Engineers create a system that turns the freezing cold of outer space into usable energy.
UC Davis engineering professor Jeremy Munday has developed an experimental engine that can generate mechanical power from the temperature difference between the Earth and deep space when placed outdoors at night. The device, a type of machine called a Stirling engine, could be used, for example, to ventilate buildings or run fans in a greenhouse at night (source: Mario Rodriguez/UC Davis).

 

Researchers at the University of California, Davis, have built an engine that harvests the natural cold of outer space to generate electricity at night, tells Science Daily. The system takes advantage of the large temperature difference that exists once the sun sets: the ground remains relatively warm, while space sits at an extremely low temperature. By linking these two reservoirs through a Stirling engine, the device produces mechanical work that can be converted into power without sunlight.

A Stirling engine works by cycling a working fluid between hot and cold ends.

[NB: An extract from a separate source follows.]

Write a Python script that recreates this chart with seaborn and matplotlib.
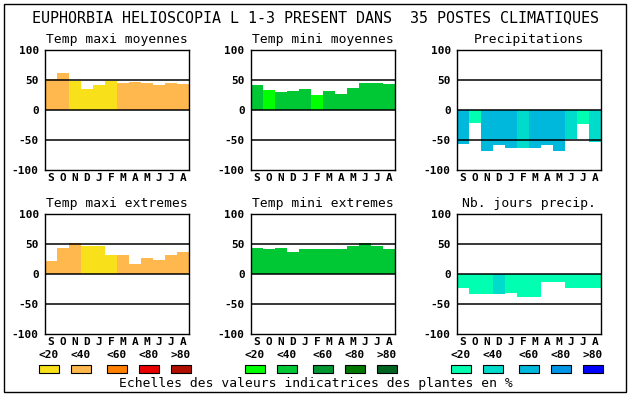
import matplotlib
matplotlib.use("Agg")
import matplotlib.pyplot as plt
import seaborn as sns
import pandas as pd
from matplotlib.patches import Rectangle

sns.set_theme(style="white")
plt.rcParams['font.family'] = ['DejaVu Sans Mono', 'DejaVu Sans']

W, H = 630, 394

# ---------------- data ----------------
months = ["S", "O", "N", "D", "J", "F", "M", "A", "M", "J", "J", "A"]
title = "EUPHORBIA HELIOSCOPIA L 1-3 PRESENT DANS  35 POSTES CLIMATIQUES"
panel_titles = ["Temp maxi moyennes", "Temp mini moyennes", "Precipitations",
                "Temp maxi extremes", "Temp mini extremes", "Nb. jours precip."]
yticks = [100, 50, 0, -50, -100]
scale_labels = ["<20", "<40", "<60", "<80", ">80"]
footer = "Echelles des valeurs indicatrices des plantes en %"

warm = ["#f8e11a", "#ffb84d", "#ff8000", "#e80000", "#b00e00"]
green = ["#00ff00", "#00c834", "#009632", "#007800", "#006420"]
blue = ["#00ffb0", "#00dccc", "#00b8dc", "#0096e6", "#0000ff"]

tmax_moy = [52, 62, 49, 35, 42, 48, 45, 47, 45, 42, 45, 43]
tmax_moy_cls = [1, 1, 0, 0, 0, 0, 1, 1, 1, 1, 1, 1]

tmin_moy = [42, 33, 30, 32, 35, 25, 32, 27, 37, 45, 45, 43]
tmin_moy_cls = [1, 0, 1, 1, 1, 0, 1, 1, 1, 1, 1, 1]

precip = [-56, -22, -68, -58, -64, -63, -63, -58, -68, -48, -24, -53]
precip_cls = [2, 0, 2, 2, 2, 1, 2, 2, 2, 1, 0, 1]

tmax_ext = [21, 44, 52, 47, 46, 31, 31, 17, 26, 24, 32, 37]
tmax_ext_cls = [1, 1, 1, 0, 0, 0, 1, 1, 1, 1, 1, 1]

tmin_ext = [44, 42, 44, 37, 42, 42, 42, 41, 47, 52, 46, 42]
tmin_ext_cls = [1, 1, 1, 1, 1, 1, 1, 1, 1, 1, 1, 1]

jours = [-24, -33, -34, -34, -31, -38, -38, -13, -14, -24, -23, -24]
jours_cls = [0, 0, 0, 1, 0, 0, 0, 0, 0, 0, 0, 0]

panels = [
    (tmax_moy, tmax_moy_cls, warm),
    (tmin_moy, tmin_moy_cls, green),
    (precip, precip_cls, blue),
    (tmax_ext, tmax_ext_cls, warm),
    (tmin_ext, tmin_ext_cls, green),
    (jours, jours_cls, blue),
]
group_palettes = [warm, green, blue]

# ---------------- layout (pixels) ----------------
col_x = [(45, 189), (251, 395), (457, 601)]
row_y = [(50, 170), (214, 334)]


def fx(x):
    return x / W


def fy(y):
    return 1 - y / H


fig = plt.figure(figsize=(W / 100, H / 100), dpi=100)
fig.patch.set_facecolor("white")

# outer border
fig.patches.append(Rectangle((fx(4), fy(392)), fx(622), 388 / H, fill=False,
                             edgecolor="black", linewidth=1.0,
                             transform=fig.transFigure, figure=fig))

fig.text(fx(315), fy(18), title, ha="center", va="center", fontsize=10.8,
         color="black")

for i, (vals, cls, pal) in enumerate(panels):
    r, c = divmod(i, 3)
    l, rr = col_x[c]
    t, b = row_y[r]
    ax = fig.add_axes([fx(l), fy(b), (rr - l) / W, (b - t) / H])
    pos = [str(k) for k in range(12)]
    df = pd.DataFrame({"pos": pos, "val": vals})
    palette = {p: pal[k] for p, k in zip(pos, cls)}
    sns.barplot(data=df, x="pos", y="val", hue="pos", palette=palette,
                order=pos, hue_order=pos, width=1, legend=False,
                saturation=1, linewidth=0, ax=ax, errorbar=None)
    ax.set_xlim(-0.5, 11.5)
    ax.set_ylim(-100, 100)
    ax.set_yticks(yticks)
    ax.set_yticklabels([str(v) for v in yticks], fontweight="bold", fontsize=8)
    ax.set_xticks(range(12))
    ax.set_xticklabels(months, fontweight="bold", fontsize=8)
    ax.tick_params(axis="both", length=0, colors="black")
    ax.tick_params(axis="y", pad=4.5)
    ax.tick_params(axis="x", pad=2.5)
    ax.set_xlabel("")
    ax.set_ylabel("")
    for yv in (50, 0, -50):
        ax.axhline(yv, color="black", linewidth=1.1, zorder=5)
    for s in ax.spines.values():
        s.set_visible(True)
        s.set_color("black")
        s.set_linewidth(1.0)
    ax.set_facecolor("white")
    fig.text(fx((l + rr) / 2), fy(t - 11), panel_titles[i], ha="center",
             va="center", fontsize=9.4, color="black")

# legend scales
box_offsets = [-6, 26, 62, 94, 126]
for c, pal in enumerate(group_palettes):
    l = col_x[c][0]
    for k, off in enumerate(box_offsets):
        x0 = l + off
        fig.patches.append(Rectangle((fx(x0), fy(373)), 20 / W, 8 / H,
                                     facecolor=pal[k], edgecolor="black",
                                     linewidth=0.8, transform=fig.transFigure,
                                     figure=fig))
        fig.text(fx(x0 + 10), fy(355), scale_labels[k], ha="center",
                 va="center", fontsize=8, fontweight="bold", color="black")

fig.text(fx(316), fy(383), footer, ha="center", va="center", fontsize=9.4,
         color="black")

fig.savefig("out.png", dpi=100, facecolor="white")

In this design, the warm side is the Earth’s surface after sunset, and the cold side is effectively the vacuum of space, which acts as a heat sink. The team at UC Davis developed a configuration that maximizes heat flow from the ground to space through radiative cooling surfaces that shed infrared radiation efficiently. The result is a continuous temperature differential that drives the engine through the night.

This approach offers a fresh avenue for renewable power generation that does not depend on solar panels or wind turbines. Unlike traditional nighttime energy solutions such as batteries or thermal storage systems, this space-cooled engine draws directly from a global, natural gradient that is present every clear night. Early experiments suggest that such systems could be scaled to provide supplementary power for off-grid locations or combined with conventional renewables to smooth energy supply when the sun goes down.

The concept extends the toolkit for climate-friendly electricity generation into periods usually treated as dead time for renewables. By creatively tapping an otherwise overlooked resource, that is, the deep cold of space, engineers are opening up new possibilities for 24-hour clean energy systems. Real-world implementation will require further development of radiative materials and engine efficiency, but the demonstration highlights a novel path toward nighttime power production.